Records from a data source:
## start

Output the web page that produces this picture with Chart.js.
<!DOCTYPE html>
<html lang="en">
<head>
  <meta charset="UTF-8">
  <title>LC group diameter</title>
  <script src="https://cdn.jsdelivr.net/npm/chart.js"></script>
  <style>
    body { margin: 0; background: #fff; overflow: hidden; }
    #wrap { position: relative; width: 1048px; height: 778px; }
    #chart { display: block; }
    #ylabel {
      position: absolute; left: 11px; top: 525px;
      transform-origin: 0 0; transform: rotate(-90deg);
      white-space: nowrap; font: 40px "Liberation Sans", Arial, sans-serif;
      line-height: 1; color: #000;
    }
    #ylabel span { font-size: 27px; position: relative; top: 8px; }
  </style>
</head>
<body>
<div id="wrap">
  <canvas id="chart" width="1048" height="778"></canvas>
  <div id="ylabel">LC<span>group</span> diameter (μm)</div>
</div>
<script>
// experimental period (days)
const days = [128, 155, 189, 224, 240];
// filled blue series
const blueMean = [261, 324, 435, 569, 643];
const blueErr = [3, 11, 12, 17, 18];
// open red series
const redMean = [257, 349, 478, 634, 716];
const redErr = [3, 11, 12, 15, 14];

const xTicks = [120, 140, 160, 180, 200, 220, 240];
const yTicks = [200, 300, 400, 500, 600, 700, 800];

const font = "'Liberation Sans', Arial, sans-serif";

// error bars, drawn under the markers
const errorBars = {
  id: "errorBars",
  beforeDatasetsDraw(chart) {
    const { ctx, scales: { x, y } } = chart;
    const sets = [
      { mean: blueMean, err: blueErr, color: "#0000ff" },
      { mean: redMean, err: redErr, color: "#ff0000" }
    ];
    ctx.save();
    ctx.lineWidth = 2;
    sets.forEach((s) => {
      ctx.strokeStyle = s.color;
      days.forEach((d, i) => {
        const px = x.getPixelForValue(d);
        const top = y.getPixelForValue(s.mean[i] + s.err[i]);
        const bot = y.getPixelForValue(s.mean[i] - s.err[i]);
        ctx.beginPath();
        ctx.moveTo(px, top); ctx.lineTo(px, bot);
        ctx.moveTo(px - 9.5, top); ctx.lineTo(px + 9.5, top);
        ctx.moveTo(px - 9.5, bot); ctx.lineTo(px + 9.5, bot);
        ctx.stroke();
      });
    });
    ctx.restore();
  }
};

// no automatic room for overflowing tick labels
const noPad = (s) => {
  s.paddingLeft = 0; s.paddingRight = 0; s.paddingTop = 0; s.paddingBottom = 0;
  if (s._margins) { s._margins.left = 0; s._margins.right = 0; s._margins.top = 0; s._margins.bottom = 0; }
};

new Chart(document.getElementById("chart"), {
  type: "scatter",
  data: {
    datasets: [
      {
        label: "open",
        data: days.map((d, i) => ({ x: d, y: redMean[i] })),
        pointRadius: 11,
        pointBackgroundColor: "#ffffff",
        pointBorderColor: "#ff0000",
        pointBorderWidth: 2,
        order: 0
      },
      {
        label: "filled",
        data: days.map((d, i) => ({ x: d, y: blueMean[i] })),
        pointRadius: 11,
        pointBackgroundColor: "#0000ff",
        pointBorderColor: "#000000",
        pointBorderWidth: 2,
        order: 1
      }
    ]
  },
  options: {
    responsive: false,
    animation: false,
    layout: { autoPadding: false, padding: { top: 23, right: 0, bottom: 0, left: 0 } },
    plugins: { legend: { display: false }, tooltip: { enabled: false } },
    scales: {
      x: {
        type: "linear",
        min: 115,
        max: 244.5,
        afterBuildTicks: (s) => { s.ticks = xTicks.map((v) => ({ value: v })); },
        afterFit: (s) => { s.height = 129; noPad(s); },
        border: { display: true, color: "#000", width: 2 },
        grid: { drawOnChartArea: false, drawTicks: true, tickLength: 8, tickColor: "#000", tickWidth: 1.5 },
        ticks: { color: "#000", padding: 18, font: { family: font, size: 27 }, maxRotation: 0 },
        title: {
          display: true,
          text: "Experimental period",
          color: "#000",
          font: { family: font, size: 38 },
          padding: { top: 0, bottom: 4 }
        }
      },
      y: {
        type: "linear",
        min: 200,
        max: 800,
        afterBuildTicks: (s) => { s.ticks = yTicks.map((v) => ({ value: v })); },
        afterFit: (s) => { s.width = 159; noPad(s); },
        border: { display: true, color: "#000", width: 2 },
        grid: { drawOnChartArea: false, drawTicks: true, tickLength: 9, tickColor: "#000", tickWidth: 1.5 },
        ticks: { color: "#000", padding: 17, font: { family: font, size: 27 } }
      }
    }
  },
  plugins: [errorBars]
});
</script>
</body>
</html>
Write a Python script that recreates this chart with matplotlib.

## end

[Exercise details]: Write out each line of the data above again, exactly as given.

[Output of the task]:
Output the web page that produces this picture with Chart.js.
<!DOCTYPE html>
<html lang="en">
<head>
  <meta charset="UTF-8">
  <title>LC group diameter</title>
  <script src="https://cdn.jsdelivr.net/npm/chart.js"></script>
  <style>
    body { margin: 0; background: #fff; overflow: hidden; }
    #wrap { position: relative; width: 1048px; height: 778px; }
    #chart { display: block; }
    #ylabel {
      position: absolute; left: 11px; top: 525px;
      transform-origin: 0 0; transform: rotate(-90deg);
      white-space: nowrap; font: 40px "Liberation Sans", Arial, sans-serif;
      line-height: 1; color: #000;
    }
    #ylabel span { font-size: 27px; position: relative; top: 8px; }
  </style>
</head>
<body>
<div id="wrap">
  <canvas id="chart" width="1048" height="778"></canvas>
  <div id="ylabel">LC<span>group</span> diameter (μm)</div>
</div>
<script>
// experimental period (days)
const days = [128, 155, 189, 224, 240];
// filled blue series
const blueMean = [261, 324, 435, 569, 643];
const blueErr = [3, 11, 12, 17, 18];
// open red series
const redMean = [257, 349, 478, 634, 716];
const redErr = [3, 11, 12, 15, 14];

const xTicks = [120, 140, 160, 180, 200, 220, 240];
const yTicks = [200, 300, 400, 500, 600, 700, 800];

const font = "'Liberation Sans', Arial, sans-serif";

// error bars, drawn under the markers
const errorBars = {
  id: "errorBars",
  beforeDatasetsDraw(chart) {
    const { ctx, scales: { x, y } } = chart;
    const sets = [
      { mean: blueMean, err: blueErr, color: "#0000ff" },
      { mean: redMean, err: redErr, color: "#ff0000" }
    ];
    ctx.save();
    ctx.lineWidth = 2;
    sets.forEach((s) => {
      ctx.strokeStyle = s.color;
      days.forEach((d, i) => {
        const px = x.getPixelForValue(d);
        const top = y.getPixelForValue(s.mean[i] + s.err[i]);
        const bot = y.getPixelForValue(s.mean[i] - s.err[i]);
        ctx.beginPath();
        ctx.moveTo(px, top); ctx.lineTo(px, bot);
        ctx.moveTo(px - 9.5, top); ctx.lineTo(px + 9.5, top);
        ctx.moveTo(px - 9.5, bot); ctx.lineTo(px + 9.5, bot);
        ctx.stroke();
      });
    });
    ctx.restore();
  }
};

// no automatic room for overflowing tick labels
const noPad = (s) => {
  s.paddingLeft = 0; s.paddingRight = 0; s.paddingTop = 0; s.paddingBottom = 0;
  if (s._margins) { s._margins.left = 0; s._margins.right = 0; s._margins.top = 0; s._margins.bottom = 0; }
};

new Chart(document.getElementById("chart"), {
  type: "scatter",
  data: {
    datasets: [
      {
        label: "open",
        data: days.map((d, i) => ({ x: d, y: redMean[i] })),
        pointRadius: 11,
        pointBackgroundColor: "#ffffff",
        pointBorderColor: "#ff0000",
        pointBorderWidth: 2,
        order: 0
      },
      {
        label: "filled",
        data: days.map((d, i) => ({ x: d, y: blueMean[i] })),
        pointRadius: 11,
        pointBackgroundColor: "#0000ff",
        pointBorderColor: "#000000",
        pointBorderWidth: 2,
        order: 1
      }
    ]
  },
  options: {
    responsive: false,
    animation: false,
    layout: { autoPadding: false, padding: { top: 23, right: 0, bottom: 0, left: 0 } },
    plugins: { legend: { display: false }, tooltip: { enabled: false } },
    scales: {
      x: {
        type: "linear",
        min: 115,
        max: 244.5,
        afterBuildTicks: (s) => { s.ticks = xTicks.map((v) => ({ value: v })); },
        afterFit: (s) => { s.height = 129; noPad(s); },
        border: { display: true, color: "#000", width: 2 },
        grid: { drawOnChartArea: false, drawTicks: true, tickLength: 8, tickColor: "#000", tickWidth: 1.5 },
        ticks: { color: "#000", padding: 18, font: { family: font, size: 27 }, maxRotation: 0 },
        title: {
          display: true,
          text: "Experimental period",
          color: "#000",
          font: { family: font, size: 38 },
          padding: { top: 0, bottom: 4 }
        }
      },
      y: {
        type: "linear",
        min: 200,
        max: 800,
        afterBuildTicks: (s) => { s.ticks = yTicks.map((v) => ({ value: v })); },
        afterFit: (s) => { s.width = 159; noPad(s); },
        border: { display: true, color: "#000", width: 2 },
        grid: { drawOnChartArea: false, drawTicks: true, tickLength: 9, tickColor: "#000", tickWidth: 1.5 },
        ticks: { color: "#000", padding: 17, font: { family: font, size: 27 } }
      }
    }
  },
  plugins: [errorBars]
});
</script>
</body>
</html>
Write a Python script that recreates this chart with matplotlib.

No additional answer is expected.